I work at two desks, one from where I manage the business side of the brand and the other is my designing space/ work shop where I can draw, make clay models and come up with new ideas.  It’s great to have the split between the two.

How does your design process work?  

I usually begin with three starting points – the Shape, the Material and the Feeling; the end purpose for the shoe and how the wearer should feel in it. I tend to work on all three at the same time.

I start with some research, in galleries, museums, books, films, things and people I see on the street. I collect images and sketch ideas, both on paper, and on the Last (the form the shoe is built on). I then make models in clay and in paper and in leather and once I’m satisfied with the first prototypes, I go to the factory either in Portugal or Spain where I work more on the shoes with developers over the following couple of months to perfect each idea and shoe before it is finally shown to the buyers and press.

What inspires you when you design?  

The desire to create fine luxury shoes for amazing and inspirational women around me. I’m inspired by many things – sometimes a new design come from a feeling, or a shape, something I see on the street, or in a museum. I love to reference films, usually something with a modern, yet retro feel with an element of fantasy. 

My background is in sculpture, I’m a great fan of the sculptor Barbara Hepworth and also Salvatore Ferragamo, but I am drawn to the technical complexities of shoes and finding an aesthetical balance. It is a constant quest to create something that is new, but also comfortable and wearable. My ultimate mission is to create a shoe that in turn inspires the wearer to do great things.

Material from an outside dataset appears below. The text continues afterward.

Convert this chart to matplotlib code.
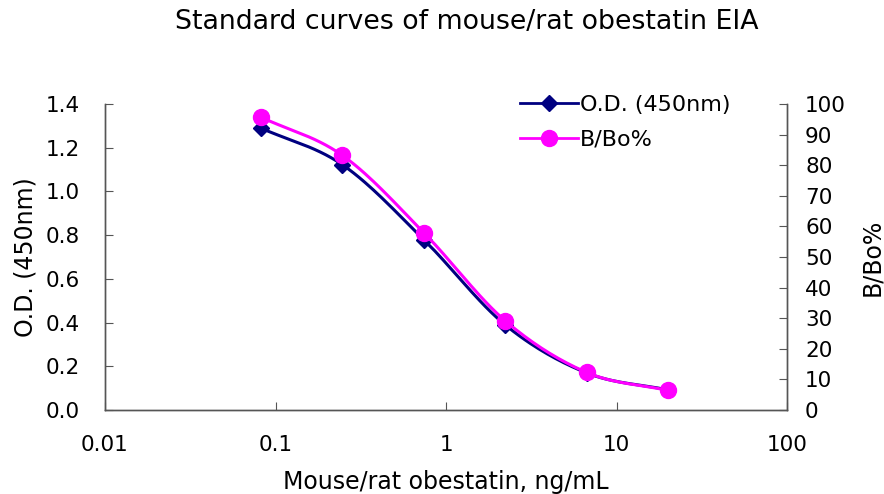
import matplotlib
matplotlib.use("Agg")
import matplotlib.pyplot as plt
from matplotlib.ticker import FixedLocator, FixedFormatter, NullLocator
import numpy as np

conc = [0.082, 0.247, 0.74, 2.22, 6.67, 20.0]
od_450 = [1.29, 1.122, 0.78, 0.39, 0.17, 0.092]
b_bo = [95.7, 83.2, 58.0, 29.2, 12.3, 6.4]

x_ticks = [0.01, 0.1, 1, 10, 100]
x_tick_labels = ["0.01", "0.1", "1", "10", "100"]
left_ticks = [0.0, 0.2, 0.4, 0.6, 0.8, 1.0, 1.2, 1.4]
right_ticks = [0, 10, 20, 30, 40, 50, 60, 70, 80, 90, 100]

NAVY = "#000080"
MAGENTA = "#ff00ff"
TICK_FS = 15.5
LABEL_FS = 17


def smooth(xs, ys, n=30):
    # Catmull-Rom style smoothing in (log x, y) space, like a spreadsheet smoothed line
    lx = np.log10(xs)
    y = np.asarray(ys, dtype=float)
    px = np.concatenate([[2 * lx[0] - lx[1]], lx, [2 * lx[-1] - lx[-2]]])
    py = np.concatenate([[2 * y[0] - y[1]], y, [2 * y[-1] - y[-2]]])
    out_x, out_y = [], []
    t = np.linspace(0, 1, n)
    for i in range(1, len(px) - 2):
        p0, p1, p2, p3 = px[i - 1], px[i], px[i + 1], px[i + 2]
        q0, q1, q2, q3 = py[i - 1], py[i], py[i + 1], py[i + 2]
        c1x, c2x = p1 + (p2 - p0) / 6, p2 - (p3 - p1) / 6
        c1y, c2y = q1 + (q2 - q0) / 6, q2 - (q3 - q1) / 6
        bx = (1 - t) ** 3 * p1 + 3 * (1 - t) ** 2 * t * c1x + 3 * (1 - t) * t ** 2 * c2x + t ** 3 * p2
        by = (1 - t) ** 3 * q1 + 3 * (1 - t) ** 2 * t * c1y + 3 * (1 - t) * t ** 2 * c2y + t ** 3 * q2
        out_x.extend(10 ** bx)
        out_y.extend(by)
    return out_x, out_y


fig = plt.figure(figsize=(8.84, 4.94), dpi=100)
ax = fig.add_axes([105 / 884, 1 - 410 / 494, 682 / 884, 306 / 494])
ax2 = ax.twinx()

sx, sy = smooth(conc, od_450)
ax.plot(sx, sy, color=NAVY, lw=2.2, zorder=3)
ax.plot(conc, od_450, ls="none", marker="D", ms=8, color=NAVY, zorder=4)

sx2, sy2 = smooth(conc, b_bo)
ax2.plot(sx2, sy2, color=MAGENTA, lw=2.2, zorder=3)
ax2.plot(conc, b_bo, ls="none", marker="o", ms=11.5, color=MAGENTA, zorder=4)

ax.set_xscale("log")
ax.set_xlim(0.01, 100)
ax.set_ylim(0, 1.4)
ax2.set_ylim(0, 100)

ax.xaxis.set_major_locator(FixedLocator(x_ticks))
ax.xaxis.set_major_formatter(FixedFormatter(x_tick_labels))
ax.xaxis.set_minor_locator(NullLocator())
ax.set_yticks(left_ticks)
ax.set_yticklabels([f"{v:.1f}" for v in left_ticks])
ax2.set_yticks(right_ticks)

for a in (ax, ax2):
    a.spines["top"].set_visible(False)
    for s in a.spines.values():
        s.set_color("#555555")
        s.set_linewidth(1.0)
ax.tick_params(axis="x", direction="in", length=6, pad=18, labelsize=TICK_FS, color="#555555")
ax.tick_params(axis="y", direction="in", length=6, pad=18, labelsize=TICK_FS, color="#555555")
ax2.tick_params(axis="y", direction="in", length=6, pad=13, labelsize=TICK_FS, color="#555555")

ax.set_xlabel("Mouse/rat obestatin, ng/mL", fontsize=LABEL_FS, labelpad=11)
ax.set_ylabel("O.D. (450nm)", fontsize=LABEL_FS, labelpad=6)
ax2.set_ylabel("B/Bo%", fontsize=LABEL_FS, labelpad=10)

fig.text(0.528, 1 - 22 / 494, "Standard curves of mouse/rat obestatin EIA",
         ha="center", va="center", fontsize=19.3)

h1 = plt.Line2D([], [], color=NAVY, lw=2, marker="D", ms=8)
h2 = plt.Line2D([], [], color=MAGENTA, lw=2, marker="o", ms=11.5)
ax2.legend([h1, h2], ["O.D. (450nm)", "B/Bo%"], loc="upper left",
           bbox_to_anchor=(395 / 682, 1.095), frameon=False, fontsize=16,
           handlelength=2.6, handletextpad=0.1, labelspacing=0.65)

fig.savefig("out.png", dpi=100)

How do historic/vintage shoes inspire your designs?  

When I was a sculpture student I found an old pair of Palter / Deliso 1940s shoes in a charity shop. They were the most beautiful thing I had ever seen, I fell for the simplicity, the lines, the shape and the functionality.

From then on I knew what I wanted to do and my path was set – by an old pair of shoes!

Shoe making is such an ancient craft, and it’s always both humbling and inspiring to see what was done before,  e.g. specific techniques, crazy styles, stitching, pattern developments, or something technical which has pushed material boundaries in that time.

It’s inspiring to try to follow in that tradition, to build on that knowledge and to create new shoes

Describe the historic/vintage shoe you picked?

The shoe I have chosen is a men’s welted oxford lace up with the ¾ vamp in Vinyl.  I love how this traditional men’s style becomes something totally new when made in Vinyl.

Why did you pick it? What do you love about it?

I picked it for its combination of traditional shoemaking craft, which, when combined with an extraordinary material becomes something completely new.